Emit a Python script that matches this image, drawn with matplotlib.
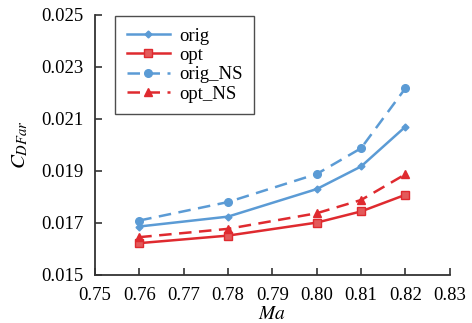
import matplotlib.pyplot as plt

plt.rcParams['font.family'] = ['Liberation Serif', 'DejaVu Serif']
plt.rcParams['mathtext.fontset'] = 'stix'

# data
ma = [0.76, 0.78, 0.80, 0.81, 0.82]
orig = [0.01686, 0.01724, 0.01830, 0.01917, 0.02070]
opt = [0.01622, 0.01651, 0.01701, 0.01744, 0.01808]
orig_ns = [0.01709, 0.01780, 0.01888, 0.01987, 0.02218]
opt_ns = [0.01645, 0.01677, 0.01737, 0.01788, 0.01887]

xticks = [0.75, 0.76, 0.77, 0.78, 0.79, 0.80, 0.81, 0.82, 0.83]
yticks = [0.015, 0.017, 0.019, 0.021, 0.023, 0.025]

blue = "#5b9bd5"
red = "#df2a2f"

fig = plt.figure(figsize=(4.72, 3.23), dpi=100)
ax = fig.add_axes([0.201, 0.149, 0.752, 0.805])

ax.plot(ma, orig, color=blue, lw=1.8, marker="D", ms=3.5, label="orig")
ax.plot(ma, opt, color=red, lw=1.8, marker="s", ms=6, markerfacecolor="#e35a5a", label="opt")
ax.plot(ma, orig_ns, color=blue, lw=1.8, ls=(0, (5, 3)), marker="o", ms=5.5, label="orig_NS")
ax.plot(ma, opt_ns, color=red, lw=1.8, ls=(0, (5, 3)), marker="^", ms=6, label="opt_NS")

ax.set_xlim(0.75, 0.83)
ax.set_ylim(0.015, 0.025)
ax.set_xticks(xticks)
ax.set_xticklabels([f"{t:.2f}" for t in xticks])
ax.set_yticks(yticks)
ax.set_yticklabels([f"{t:.3f}" for t in yticks])
ax.tick_params(direction="in", length=5, width=1.2, labelsize=13.5, color="#333333")
ax.tick_params(axis="x", pad=9)
ax.tick_params(axis="y", pad=8)
for s in ["top", "right"]:
    ax.spines[s].set_visible(False)
for s in ["left", "bottom"]:
    ax.spines[s].set_linewidth(1.3)
    ax.spines[s].set_color("#333333")

ax.set_xlabel("$Ma$", fontsize=14, labelpad=1)
ax.set_ylabel("$C_{DFar}$", fontsize=15, labelpad=8)

leg = ax.legend(loc="upper left", bbox_to_anchor=(0.058, 0.995), borderaxespad=0,
                fontsize=13.5, frameon=True, fancybox=False, edgecolor="#222222",
                handlelength=2.3, borderpad=0.6, labelspacing=0.12, handletextpad=0.5)
leg.get_frame().set_linewidth(1.0)

plt.savefig("out.png", dpi=100)
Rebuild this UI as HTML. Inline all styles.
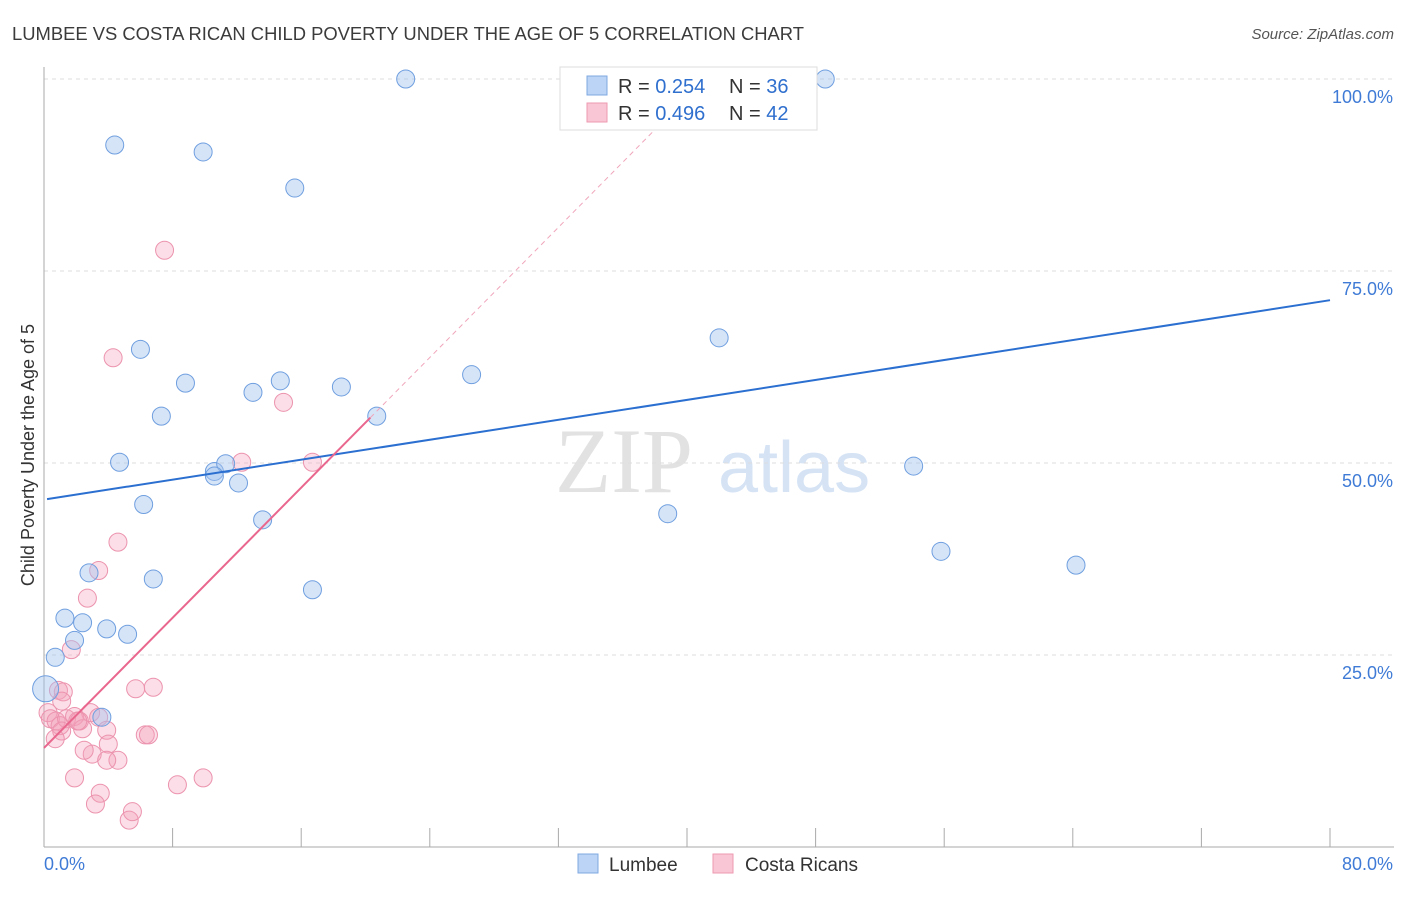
<!DOCTYPE html>
<html><head><meta charset="utf-8"><style>
body{margin:0;background:#fff;font-family:"Liberation Sans",sans-serif}
</style></head><body>
<svg width="1406" height="892" xmlns="http://www.w3.org/2000/svg" id="c">
<text x="12" y="40" font-size="18.4" fill="#3b3b3b">LUMBEE VS COSTA RICAN CHILD POVERTY UNDER THE AGE OF 5 CORRELATION CHART</text>
<text x="1394" y="39" font-size="15" fill="#555" font-style="italic" text-anchor="end">Source: ZipAtlas.com</text>
<text x="555" y="492" font-size="92" fill="#e2e2e2" font-family="Liberation Serif">ZIP</text>
<text x="718" y="492" font-size="72" fill="#d5e3f5">atlas</text>
<text transform="translate(34,455) rotate(-90)" font-size="18" fill="#333" text-anchor="middle">Child Poverty Under the Age of 5</text>
<g id="grid"></g><g id="pts"></g><g id="lines"></g>
<g>
<rect x="560" y="67" width="257" height="63" fill="#fff" stroke="#ddd"/>
<rect x="587" y="76" width="20" height="19" fill="#bcd4f5" stroke="#7fa8e0"/>
<rect x="587" y="103" width="20" height="19" fill="#f8c6d4" stroke="#ee9ab2"/>
<text x="618" y="93" font-size="20" fill="#333">R = <tspan fill="#2f6fce">0.254</tspan></text>
<text x="729" y="93" font-size="20" fill="#333">N = <tspan fill="#2f6fce">36</tspan></text>
<text x="618" y="120" font-size="20" fill="#333">R = <tspan fill="#2f6fce">0.496</tspan></text>
<text x="729" y="120" font-size="20" fill="#333">N = <tspan fill="#2f6fce">42</tspan></text>
</g>
<g>
<rect x="578" y="854" width="20" height="19" fill="#bcd4f5" stroke="#7fa8e0"/>
<text x="609" y="871" font-size="19" fill="#333">Lumbee</text>
<rect x="713" y="854" width="20" height="19" fill="#f8c6d4" stroke="#ee9ab2"/>
<text x="745" y="871" font-size="19" fill="#333">Costa Ricans</text>
</g>
</svg>
<script>
const yTicks=[25,50,75,100];
const xTickLabels=["0.0%","80.0%"];
const lumbeeX=[22.5,48.6,4.4,9.9,15.6,6.0,42.0,8.8,14.7,13.0,18.5,26.6,7.3,20.7,4.7,10.6,11.3,10.6,12.1,54.1,6.2,13.6,38.8,55.8,64.2,6.8,2.8,16.7,1.3,2.4,3.9,5.2,1.9,0.7,0.1,3.6];
const lumbeeY=[100,100,91.4,90.5,85.8,64.8,66.3,60.4,60.7,59.2,59.9,61.5,56.1,56.1,50.1,48.9,49.9,48.3,47.4,49.6,44.6,42.6,43.4,38.5,36.7,34.9,35.7,33.5,29.8,29.2,28.4,27.7,26.9,24.7,20.6,16.9];
const lumbeeR=[9,9,9,9,9,9,9,9,9,9,9,9,9,9,9,9,9,9,9,9,9,9,9,9,9,9,9,9,9,9,9,9,9,9,13,9];
const crX=[7.5,4.3,14.9,12.3,16.7,4.6,3.4,2.7,1.7,5.7,6.8,0.9,1.2,0.25,0.4,0.75,1.0,1.4,1.9,2.9,2.2,3.4,2.4,3.9,1.1,0.7,4.0,3.0,2.5,4.6,3.9,1.9,6.3,6.5,8.3,9.9,3.5,3.2,5.3,5.5,1.1,2.1];
const crY=[77.7,63.7,57.9,50.1,50.1,39.7,36.0,32.4,25.7,20.6,20.8,20.4,20.2,17.5,16.7,16.4,15.8,16.7,17.0,17.5,16.4,16.9,15.4,15.2,15.1,14.1,13.4,12.1,12.6,11.3,11.3,9.0,14.6,14.6,8.1,9.0,7.0,5.6,3.5,4.6,19.0,16.4];
const crR=[9,9,9,9,9,9,9,9,9,9,9,9,9,9,9,9,9,9,9,9,9,9,9,9,9,9,9,9,9,9,9,9,9,9,9,9,9,9,9,9,9,9];
const blueLine=[0.19,45.3,80,71.2];
const pinkLine=[0,12.9,20.3,55.9];
const NS="http://www.w3.org/2000/svg";
const X=v=>44+v*16.075, Y=v=>847-v*7.68;
function mk(t,a,p){const e=document.createElementNS(NS,t);for(const k in a)e.setAttribute(k,a[k]);document.getElementById(p).appendChild(e);return e;}
for(const t of yTicks){
 const g=mk('line',{x1:44,x2:1394,y1:Y(t),y2:Y(t),stroke:'#ddd','stroke-dasharray':'4,4'},'grid');
 
 
 const l=mk('text',{x:1393,y:Y(t)+24,'font-size':18,fill:'#3f7bd6','text-anchor':'end'},'grid');
 l.textContent=t.toFixed(1)+'%';
 
 
}
const ax=mk('line',{x1:44,x2:44,y1:67,y2:847,stroke:'#aaa'},'grid');


const bx=mk('line',{x1:44,x2:1394,y1:847,y2:847,stroke:'#aaa'},'grid');


for(let i=0;i<=10;i++){const t=mk('line',{x1:X(i*8),x2:X(i*8),y1:828,y2:847,stroke:'#aaa'},'grid');
 
 }
xTickLabels.forEach((s,i)=>{const t=mk('text',{x:i?1393:44,y:870,'font-size':18,fill:'#3f7bd6','text-anchor':i?'end':'start'},'grid');t.textContent=s;
 
 });
crX.forEach((x,i)=>{const c=mk('circle',{cx:X(x),cy:Y(crY[i]),r:crR[i],fill:'rgba(244,160,186,0.35)',stroke:'#ec93ae','stroke-width':1},'pts');
 
 });
lumbeeX.forEach((x,i)=>{const c=mk('circle',{cx:X(x),cy:Y(lumbeeY[i]),r:lumbeeR[i],fill:'rgba(164,196,240,0.45)',stroke:'#6f9fdf','stroke-width':1},'pts');
 
 });
const bl=mk('line',{x1:X(blueLine[0]),y1:Y(blueLine[1]),x2:X(blueLine[2]),y2:Y(blueLine[3]),stroke:'#2b6fd0','stroke-width':2},'lines');


const slope=(pinkLine[3]-pinkLine[1])/(pinkLine[2]-pinkLine[0]);
const xe=(100-pinkLine[1])/slope;
const pd=mk('line',{x1:X(pinkLine[2]),y1:Y(pinkLine[3]),x2:X(xe),y2:Y(100),stroke:'#f0a6bb','stroke-width':1,'stroke-dasharray':'5,4'},'lines');


const pl=mk('line',{x1:X(pinkLine[0]),y1:Y(pinkLine[1]),x2:X(pinkLine[2]),y2:Y(pinkLine[3]),stroke:'#e9678e','stroke-width':2},'lines');


</script>
</body></html>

□ □ □ □

**Exercise directions**
Return only the lines from the start of the data through the line that contains "ax = fig.add_axes([0.201, 0.149, 0.752, 0.805])", please, copying them exactly and omitting all pictures.

**Right answer**
Emit a Python script that matches this image, drawn with matplotlib.
import matplotlib.pyplot as plt

plt.rcParams['font.family'] = ['Liberation Serif', 'DejaVu Serif']
plt.rcParams['mathtext.fontset'] = 'stix'

# data
ma = [0.76, 0.78, 0.80, 0.81, 0.82]
orig = [0.01686, 0.01724, 0.01830, 0.01917, 0.02070]
opt = [0.01622, 0.01651, 0.01701, 0.01744, 0.01808]
orig_ns = [0.01709, 0.01780, 0.01888, 0.01987, 0.02218]
opt_ns = [0.01645, 0.01677, 0.01737, 0.01788, 0.01887]

xticks = [0.75, 0.76, 0.77, 0.78, 0.79, 0.80, 0.81, 0.82, 0.83]
yticks = [0.015, 0.017, 0.019, 0.021, 0.023, 0.025]

blue = "#5b9bd5"
red = "#df2a2f"

fig = plt.figure(figsize=(4.72, 3.23), dpi=100)
ax = fig.add_axes([0.201, 0.149, 0.752, 0.805])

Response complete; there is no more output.